#### PROBLEM STATEMENT
Without the images, write out the whole listing exactly.
---------------
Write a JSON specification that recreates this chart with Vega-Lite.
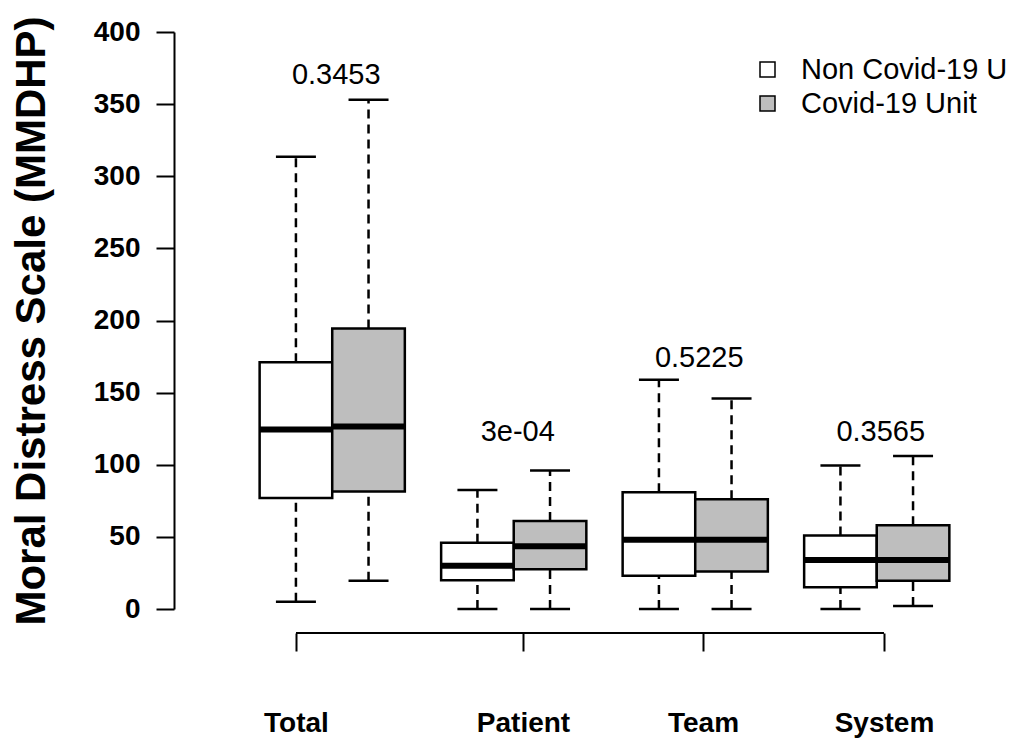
{
  "$schema": "https://vega.github.io/schema/vega-lite/v6.json",
  "width": 844,
  "height": 577,
  "autosize": {"type": "none"},
  "padding": {"left": 174, "top": 32, "right": 0, "bottom": 132},
  "background": "white",
  "config": {
    "view": {"stroke": null},
    "font": "Liberation Sans",
    "axis": {"grid": false},
    "axisY": {
      "labelFontSize": 28,
      "labelFontWeight": "bold",
      "labelFont": "Liberation Sans",
      "labelColor": "black",
      "labelPadding": 16,
      "tickSize": 18,
      "tickWidth": 2,
      "tickColor": "black",
      "domainColor": "black",
      "domainWidth": 2,
      "titleFont": "Liberation Sans",
      "titleFontSize": 42,
      "titleFontWeight": "bold",
      "titleColor": "black",
      "titleX": -121
    }
  },
  "datasets": {
    "stats": [
      {"group": "Total", "unit": "Non Covid-19 U", "min": 5, "q1": 77, "median": 124.5, "q3": 171, "max": 313.5},
      {"group": "Total", "unit": "Covid-19 Unit", "min": 19.5, "q1": 81.5, "median": 126.5, "q3": 194.5, "max": 353},
      {"group": "Patient", "unit": "Non Covid-19 U", "min": 0, "q1": 20, "median": 30, "q3": 46, "max": 82.5},
      {"group": "Patient", "unit": "Covid-19 Unit", "min": 0, "q1": 27.5, "median": 43.5, "q3": 61, "max": 96},
      {"group": "Team", "unit": "Non Covid-19 U", "min": 0, "q1": 23, "median": 48, "q3": 81, "max": 159},
      {"group": "Team", "unit": "Covid-19 Unit", "min": 0, "q1": 26, "median": 48, "q3": 76, "max": 146},
      {"group": "System", "unit": "Non Covid-19 U", "min": 0, "q1": 15, "median": 34, "q3": 51, "max": 99.5},
      {"group": "System", "unit": "Covid-19 Unit", "min": 2, "q1": 19.5, "median": 34, "q3": 58, "max": 106}
    ],
    "pvals": [
      {"group": "Total", "p": "0.3453", "label_y": 370},
      {"group": "Patient", "p": "3e-04", "label_y": 123},
      {"group": "Team", "p": "0.5225", "label_y": 174},
      {"group": "System", "p": "0.3565", "label_y": 123}
    ]
  },
  "layer": [
    {
      "encoding": {
        "x": {
          "field": "group",
          "type": "nominal",
          "sort": ["Total", "Patient", "Team", "System"],
          "scale": {"domain": ["Total", "Patient", "Team", "System"], "paddingInner": 0.2, "paddingOuter": 0.425, "align": 0.555},
          "axis": null
        }
      },
      "layer": [
        {
          "data": {"name": "stats"},
          "mark": {"type": "rule", "strokeDash": [9, 6], "strokeWidth": 2.5, "color": "black"},
          "encoding": {
            "xOffset": {"field": "unit", "type": "nominal", "scale": {"domain": ["Non Covid-19 U", "Covid-19 Unit"], "paddingInner": 0, "paddingOuter": 0}},
            "y": {
              "field": "q3",
              "type": "quantitative",
              "scale": {"domain": [0, 400], "nice": false, "zero": false},
              "title": "Moral Distress Scale (MMDHP)",
              "axis": {"values": [0, 50, 100, 150, 200, 250, 300, 350, 400]}
            },
            "y2": {"field": "max"}
          }
        },
        {
          "data": {"name": "stats"},
          "mark": {"type": "rule", "strokeDash": [9, 6], "strokeWidth": 2.5, "color": "black"},
          "encoding": {
            "xOffset": {"field": "unit", "type": "nominal", "scale": {"domain": ["Non Covid-19 U", "Covid-19 Unit"], "paddingInner": 0, "paddingOuter": 0}},
            "y": {"field": "min", "type": "quantitative", "title": "Moral Distress Scale (MMDHP)"},
            "y2": {"field": "q1"}
          }
        },
        {
          "data": {"name": "stats"},
          "mark": {"type": "tick", "orient": "horizontal", "size": 40, "thickness": 2.5, "color": "black", "opacity": 1},
          "encoding": {
            "xOffset": {"field": "unit", "type": "nominal", "scale": {"domain": ["Non Covid-19 U", "Covid-19 Unit"], "paddingInner": 0, "paddingOuter": 0}},
            "y": {"field": "max", "type": "quantitative", "title": "Moral Distress Scale (MMDHP)"}
          }
        },
        {
          "data": {"name": "stats"},
          "mark": {"type": "tick", "orient": "horizontal", "size": 40, "thickness": 2.5, "color": "black", "opacity": 1},
          "encoding": {
            "xOffset": {"field": "unit", "type": "nominal", "scale": {"domain": ["Non Covid-19 U", "Covid-19 Unit"], "paddingInner": 0, "paddingOuter": 0}},
            "y": {"field": "min", "type": "quantitative", "title": "Moral Distress Scale (MMDHP)"}
          }
        },
        {
          "data": {"name": "stats"},
          "mark": {"type": "bar", "stroke": "black", "strokeWidth": 2.5, "opacity": 1},
          "encoding": {
            "xOffset": {"field": "unit", "type": "nominal", "scale": {"domain": ["Non Covid-19 U", "Covid-19 Unit"], "paddingInner": 0, "paddingOuter": 0}},
            "y": {"field": "q1", "type": "quantitative", "title": "Moral Distress Scale (MMDHP)"},
            "y2": {"field": "q3"},
            "fill": {
              "field": "unit",
              "type": "nominal",
              "scale": {"domain": ["Non Covid-19 U", "Covid-19 Unit"], "range": ["#ffffff", "#bebebe"]},
              "legend": {
                "title": null,
                "orient": "none",
                "legendX": 579,
                "legendY": 23,
                "padding": 0,
                "symbolType": "square",
                "symbolSize": 225,
                "symbolStrokeColor": "black",
                "symbolStrokeWidth": 1.5,
                "symbolOpacity": 1,
                "labelFont": "Liberation Sans",
                "labelFontSize": 29,
                "labelColor": "black",
                "labelOffset": 19,
                "labelLimit": 400,
                "rowPadding": 4
              }
            }
          }
        },
        {
          "data": {"name": "stats"},
          "mark": {"type": "tick", "orient": "horizontal", "size": 72, "thickness": 6, "color": "black", "opacity": 1},
          "encoding": {
            "xOffset": {"field": "unit", "type": "nominal", "scale": {"domain": ["Non Covid-19 U", "Covid-19 Unit"], "paddingInner": 0, "paddingOuter": 0}},
            "y": {"field": "median", "type": "quantitative", "title": "Moral Distress Scale (MMDHP)"}
          }
        },
        {
          "data": {"name": "pvals"},
          "mark": {"type": "text", "font": "Liberation Sans", "fontSize": 29, "color": "black", "baseline": "middle", "align": "center", "dx": 4},
          "encoding": {
            "y": {"field": "label_y", "type": "quantitative", "title": "Moral Distress Scale (MMDHP)"},
            "text": {"field": "p", "type": "nominal"}
          }
        }
      ]
    },
    {
      "data": {"values": [{}]},
      "mark": {"type": "rule", "strokeWidth": 2, "color": "black"},
      "encoding": {
        "x": {
          "datum": 1,
          "type": "quantitative",
          "scale": {"domain": [-0.6804, 10.945], "nice": false, "zero": false},
          "axis": {
            "orient": "bottom",
            "values": [1, 4.127, 6.606, 9.099],
            "offset": 24,
            "domain": false,
            "tickSize": 18,
            "tickWidth": 2,
            "tickColor": "black",
            "labelExpr": "datum.value < 2 ? 'Total' : datum.value < 5 ? 'Patient' : datum.value < 8 ? 'Team' : 'System'",
            "labelFont": "Liberation Sans",
            "labelFontSize": 28,
            "labelFontWeight": "bold",
            "labelColor": "black",
            "labelPadding": 58,
            "labelBaseline": "top",
            "labelFlush": false,
            "labelOverlap": false,
            "title": null
          }
        },
        "x2": {"datum": 9.099},
        "y": {"datum": -16.64, "type": "quantitative", "title": "Moral Distress Scale (MMDHP)"}
      }
    }
  ],
  "resolve": {"scale": {"x": "independent"}, "axis": {"x": "independent"}}
}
---------------
#### PROBLEM SOLUTION
Write a JSON specification that recreates this chart with Vega-Lite.
{
  "$schema": "https://vega.github.io/schema/vega-lite/v6.json",
  "width": 844,
  "height": 577,
  "autosize": {"type": "none"},
  "padding": {"left": 174, "top": 32, "right": 0, "bottom": 132},
  "background": "white",
  "config": {
    "view": {"stroke": null},
    "font": "Liberation Sans",
    "axis": {"grid": false},
    "axisY": {
      "labelFontSize": 28,
      "labelFontWeight": "bold",
      "labelFont": "Liberation Sans",
      "labelColor": "black",
      "labelPadding": 16,
      "tickSize": 18,
      "tickWidth": 2,
      "tickColor": "black",
      "domainColor": "black",
      "domainWidth": 2,
      "titleFont": "Liberation Sans",
      "titleFontSize": 42,
      "titleFontWeight": "bold",
      "titleColor": "black",
      "titleX": -121
    }
  },
  "datasets": {
    "stats": [
      {"group": "Total", "unit": "Non Covid-19 U", "min": 5, "q1": 77, "median": 124.5, "q3": 171, "max": 313.5},
      {"group": "Total", "unit": "Covid-19 Unit", "min": 19.5, "q1": 81.5, "median": 126.5, "q3": 194.5, "max": 353},
      {"group": "Patient", "unit": "Non Covid-19 U", "min": 0, "q1": 20, "median": 30, "q3": 46, "max": 82.5},
      {"group": "Patient", "unit": "Covid-19 Unit", "min": 0, "q1": 27.5, "median": 43.5, "q3": 61, "max": 96},
      {"group": "Team", "unit": "Non Covid-19 U", "min": 0, "q1": 23, "median": 48, "q3": 81, "max": 159},
      {"group": "Team", "unit": "Covid-19 Unit", "min": 0, "q1": 26, "median": 48, "q3": 76, "max": 146},
      {"group": "System", "unit": "Non Covid-19 U", "min": 0, "q1": 15, "median": 34, "q3": 51, "max": 99.5},
      {"group": "System", "unit": "Covid-19 Unit", "min": 2, "q1": 19.5, "median": 34, "q3": 58, "max": 106}
    ],
    "pvals": [
      {"group": "Total", "p": "0.3453", "label_y": 370},
      {"group": "Patient", "p": "3e-04", "label_y": 123},
      {"group": "Team", "p": "0.5225", "label_y": 174},
      {"group": "System", "p": "0.3565", "label_y": 123}
    ]
  },
  "layer": [
    {
      "encoding": {
        "x": {
          "field": "group",
          "type": "nominal",
          "sort": ["Total", "Patient", "Team", "System"],
          "scale": {"domain": ["Total", "Patient", "Team", "System"], "paddingInner": 0.2, "paddingOuter": 0.425, "align": 0.555},
          "axis": null
        }
      },
      "layer": [
        {
          "data": {"name": "stats"},
          "mark": {"type": "rule", "strokeDash": [9, 6], "strokeWidth": 2.5, "color": "black"},
          "encoding": {
            "xOffset": {"field": "unit", "type": "nominal", "scale": {"domain": ["Non Covid-19 U", "Covid-19 Unit"], "paddingInner": 0, "paddingOuter": 0}},
            "y": {
              "field": "q3",
              "type": "quantitative",
              "scale": {"domain": [0, 400], "nice": false, "zero": false},
              "title": "Moral Distress Scale (MMDHP)",
              "axis": {"values": [0, 50, 100, 150, 200, 250, 300, 350, 400]}
            },
            "y2": {"field": "max"}
          }
        },
        {
          "data": {"name": "stats"},
          "mark": {"type": "rule", "strokeDash": [9, 6], "strokeWidth": 2.5, "color": "black"},
          "encoding": {
            "xOffset": {"field": "unit", "type": "nominal", "scale": {"domain": ["Non Covid-19 U", "Covid-19 Unit"], "paddingInner": 0, "paddingOuter": 0}},
            "y": {"field": "min", "type": "quantitative", "title": "Moral Distress Scale (MMDHP)"},
            "y2": {"field": "q1"}
          }
        },
        {
          "data": {"name": "stats"},
          "mark": {"type": "tick", "orient": "horizontal", "size": 40, "thickness": 2.5, "color": "black", "opacity": 1},
          "encoding": {
            "xOffset": {"field": "unit", "type": "nominal", "scale": {"domain": ["Non Covid-19 U", "Covid-19 Unit"], "paddingInner": 0, "paddingOuter": 0}},
            "y": {"field": "max", "type": "quantitative", "title": "Moral Distress Scale (MMDHP)"}
          }
        },
        {
          "data": {"name": "stats"},
          "mark": {"type": "tick", "orient": "horizontal", "size": 40, "thickness": 2.5, "color": "black", "opacity": 1},
          "encoding": {
            "xOffset": {"field": "unit", "type": "nominal", "scale": {"domain": ["Non Covid-19 U", "Covid-19 Unit"], "paddingInner": 0, "paddingOuter": 0}},
            "y": {"field": "min", "type": "quantitative", "title": "Moral Distress Scale (MMDHP)"}
          }
        },
        {
          "data": {"name": "stats"},
          "mark": {"type": "bar", "stroke": "black", "strokeWidth": 2.5, "opacity": 1},
          "encoding": {
            "xOffset": {"field": "unit", "type": "nominal", "scale": {"domain": ["Non Covid-19 U", "Covid-19 Unit"], "paddingInner": 0, "paddingOuter": 0}},
            "y": {"field": "q1", "type": "quantitative", "title": "Moral Distress Scale (MMDHP)"},
            "y2": {"field": "q3"},
            "fill": {
              "field": "unit",
              "type": "nominal",
              "scale": {"domain": ["Non Covid-19 U", "Covid-19 Unit"], "range": ["#ffffff", "#bebebe"]},
              "legend": {
                "title": null,
                "orient": "none",
                "legendX": 579,
                "legendY": 23,
                "padding": 0,
                "symbolType": "square",
                "symbolSize": 225,
                "symbolStrokeColor": "black",
                "symbolStrokeWidth": 1.5,
                "symbolOpacity": 1,
                "labelFont": "Liberation Sans",
                "labelFontSize": 29,
                "labelColor": "black",
                "labelOffset": 19,
                "labelLimit": 400,
                "rowPadding": 4
              }
            }
          }
        },
        {
          "data": {"name": "stats"},
          "mark": {"type": "tick", "orient": "horizontal", "size": 72, "thickness": 6, "color": "black", "opacity": 1},
          "encoding": {
            "xOffset": {"field": "unit", "type": "nominal", "scale": {"domain": ["Non Covid-19 U", "Covid-19 Unit"], "paddingInner": 0, "paddingOuter": 0}},
            "y": {"field": "median", "type": "quantitative", "title": "Moral Distress Scale (MMDHP)"}
          }
        },
        {
          "data": {"name": "pvals"},
          "mark": {"type": "text", "font": "Liberation Sans", "fontSize": 29, "color": "black", "baseline": "middle", "align": "center", "dx": 4},
          "encoding": {
            "y": {"field": "label_y", "type": "quantitative", "title": "Moral Distress Scale (MMDHP)"},
            "text": {"field": "p", "type": "nominal"}
          }
        }
      ]
    },
    {
      "data": {"values": [{}]},
      "mark": {"type": "rule", "strokeWidth": 2, "color": "black"},
      "encoding": {
        "x": {
          "datum": 1,
          "type": "quantitative",
          "scale": {"domain": [-0.6804, 10.945], "nice": false, "zero": false},
          "axis": {
            "orient": "bottom",
            "values": [1, 4.127, 6.606, 9.099],
            "offset": 24,
            "domain": false,
            "tickSize": 18,
            "tickWidth": 2,
            "tickColor": "black",
            "labelExpr": "datum.value < 2 ? 'Total' : datum.value < 5 ? 'Patient' : datum.value < 8 ? 'Team' : 'System'",
            "labelFont": "Liberation Sans",
            "labelFontSize": 28,
            "labelFontWeight": "bold",
            "labelColor": "black",
            "labelPadding": 58,
            "labelBaseline": "top",
            "labelFlush": false,
            "labelOverlap": false,
            "title": null
          }
        },
        "x2": {"datum": 9.099},
        "y": {"datum": -16.64, "type": "quantitative", "title": "Moral Distress Scale (MMDHP)"}
      }
    }
  ],
  "resolve": {"scale": {"x": "independent"}, "axis": {"x": "independent"}}
}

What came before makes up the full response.